Let me give you a few scenarios that we have come across in the last few weeks with readers; but first let me explain what a commercial broker can be: By and large (nearly every situation I have seen) a commercial broker offers advice on just commercial finance and there is no requirement under their ‘regulator’ to be independent, nor are they allowed to give any advice about any financial product you may have such as your self invested personal pension, your investments or tax position. This does not fall within their scope of advice and they are not trained to give this advice.
This is particularly worrying in that a pension is often the best way to buy your commercial property and a residential mortgage can often be the best place to raise deposits or finance yet the commercial broker in the above instance will not be able to assist.
An Independent Financial Adviser is required to give independent financial advice but most importantly they can look at every potential solution as the examples below will show:
A reader called us asking if he could raise cash for his business. He owned his commercial property with a mortgage but his bank would lend him no more. He hated pensions yet his pension fund had nearly enough to buy the property from him. So we used his pension and raised a small mortgage inside his pension so it had enough money to buy his property and he now pays a rent to his own pension. He now has a tiny borrowing within his pension, has £112,000 in his bank account and can communicate rather differently to his bank, who now owe him.
In another situation we had a business owner who had a residential mortgage and he also had a director’s loan account within his business. A director’s loan account is where the business owes the director money either through capital he injected or through income perhaps he has not taken; but clearly already been taxed on. Directors tend to leave the cash in the account to assist with cash flow.
We advised he take the director’s loan account from his business, then repay his personal mortgage. He would then take out the same mortgage and inject back into the business. The net effect is the same in that he now has a mortgage of the same amount and the director’s loan account is the same value.
However, because it can be seen that he has injected this cash into the business he will now be able to claim tax relief on the mortgage interest payments. Cute.

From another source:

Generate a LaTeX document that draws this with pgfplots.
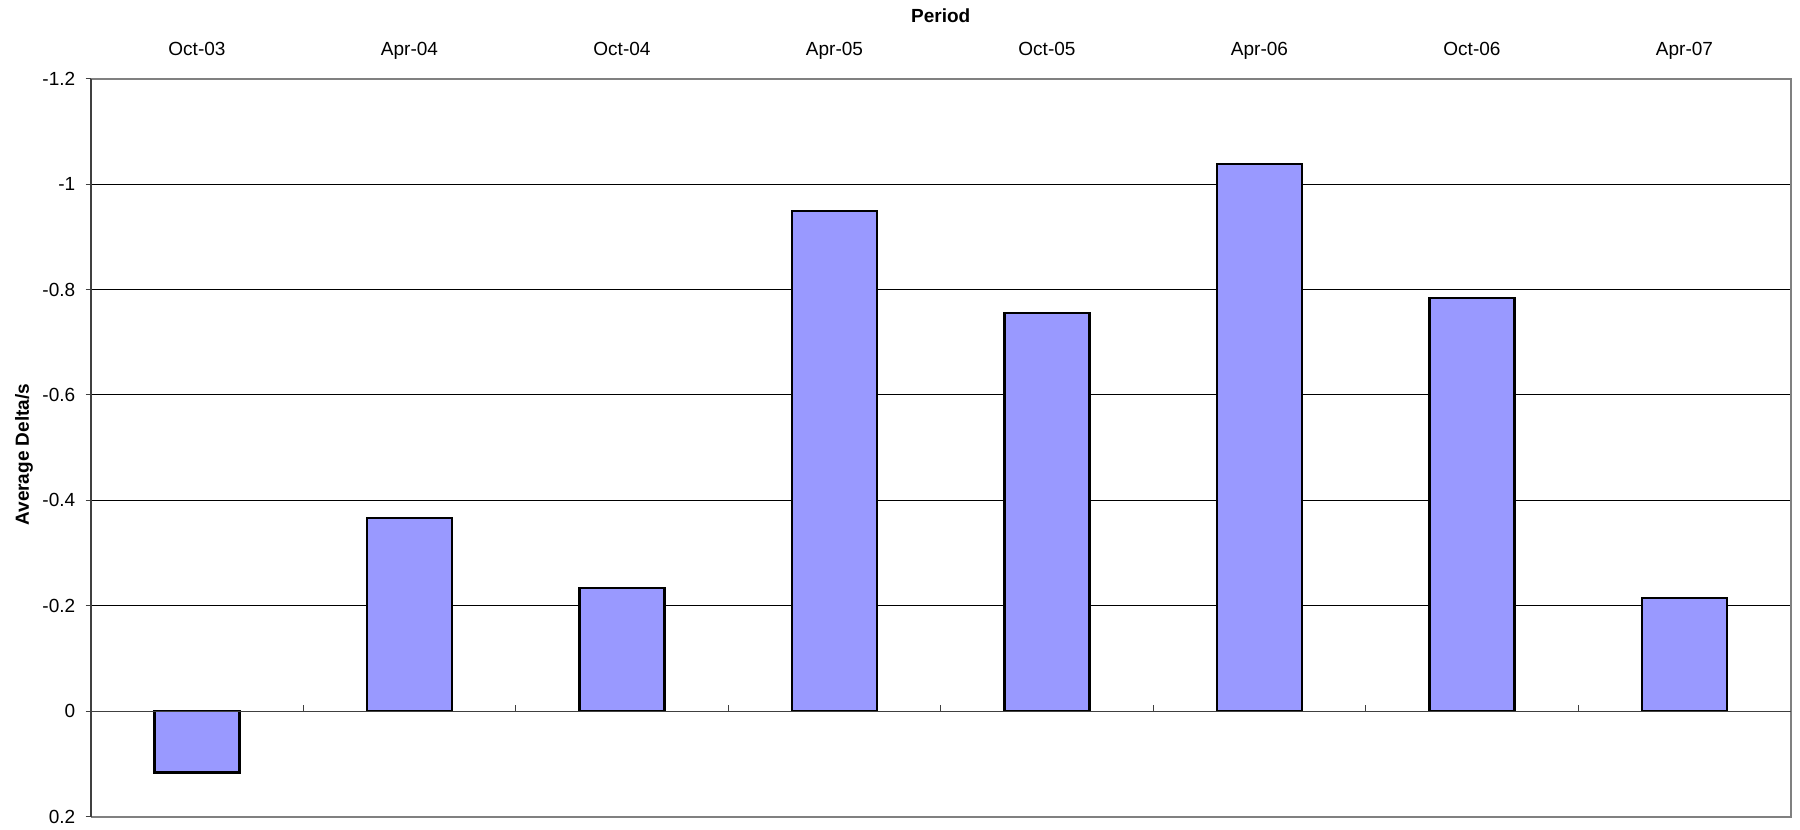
\documentclass[border=0pt]{standalone}
\usepackage{fontspec}
\setmainfont{Liberation Sans}
\usepackage{pgfplots}
\pgfplotsset{compat=1.18}
\definecolor{barfill}{HTML}{9999FF}
\definecolor{framegray}{HTML}{808080}
\definecolor{axisdark}{HTML}{404040}
\begin{document}
\begin{tikzpicture}[font=\fontsize{9.5pt}{11pt}\selectfont]
\begin{axis}[
  scale only axis, width=850pt, height=369pt,
  xmin=0, xmax=8, ymin=-1.2, ymax=0.2, y dir=reverse,
  axis line style={draw=none},
  xtick={0.5,1.5,2.5,3.5,4.5,5.5,6.5,7.5},
  xticklabels={Oct-03,Apr-04,Oct-04,Apr-05,Oct-05,Apr-06,Oct-06,Apr-07},
  xticklabel pos=upper,
  xtick style={draw=none},
  xticklabel style={anchor=base, yshift=11.35pt},
  ytick={-1.2,-1,-0.8,-0.6,-0.4,-0.2,0,0.2},
  yticklabels={-1.2,-1,-0.8,-0.6,-0.4,-0.2,0,0.2},
  ytick pos=left,
  ytick align=outside, major tick length=2.5pt,
  ytick style={axisdark, line width=0.5pt},
  yticklabel style={xshift=-1.7pt},
  ymajorgrids, grid style={black, line width=0.5pt},
  ylabel={Average Delta/s},
  ylabel style={font=\fontsize{9.5pt}{11pt}\selectfont\bfseries, at={(axis description cs:-0.0392,0.4906)}, anchor=center},
  clip=false,
]
% average delta per half-year period
\addplot[ybar, bar width=0.4, fill=barfill, draw=black, line width=1.1pt]
  coordinates {(0.5,0.116) (1.5,-0.367) (2.5,-0.234) (3.5,-0.949)
               (4.5,-0.756) (5.5,-1.038) (6.5,-0.784) (7.5,-0.215)};
% plot area frame
\draw[framegray, line width=1pt] (axis cs:0,-1.2) -- (axis cs:8,-1.2) -- (axis cs:8,0.2) -- (axis cs:0,0.2);
\draw[axisdark, line width=0.9pt] (axis cs:0,-1.2) -- (axis cs:0,0.2);
% category axis on the zero line
\draw[axisdark, line width=0.6pt] (axis cs:0,0) -- (axis cs:8,0);
\pgfplotsinvokeforeach{1,...,7}{\draw[axisdark, line width=0.5pt] (axis cs:#1,0) -- ([yshift=3.3pt]axis cs:#1,0);}
\node[font=\fontsize{9.5pt}{11pt}\selectfont\bfseries, anchor=base] at ([yshift=27.85pt]axis cs:4,-1.2) {Period};
\end{axis}
\pgfresetboundingbox
\path[use as bounding box] (-45.35pt,-6.65pt) rectangle (854.65pt,408.35pt);
\end{tikzpicture}
\end{document}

All too often business’ approach their bank in a position of weakness. For example they approach a bank with too small a deposit and as such the rate and terms are hiked northwards. If they had raised cash through their pension or even against their residential property (often at much more competitive rates) they would be in a position of power to negotiate the best fees and terms.
Furthermore we are now seeing many more foreign banks come to the market place. Of the most active in London are the German and Asian banks with Germany being easily the biggest players. With 85% of all transactions being overseas, it’s easy to see why.
I hope that helps but in simple terms make sure you seek Independent advice from someone who can cover all areas in-house.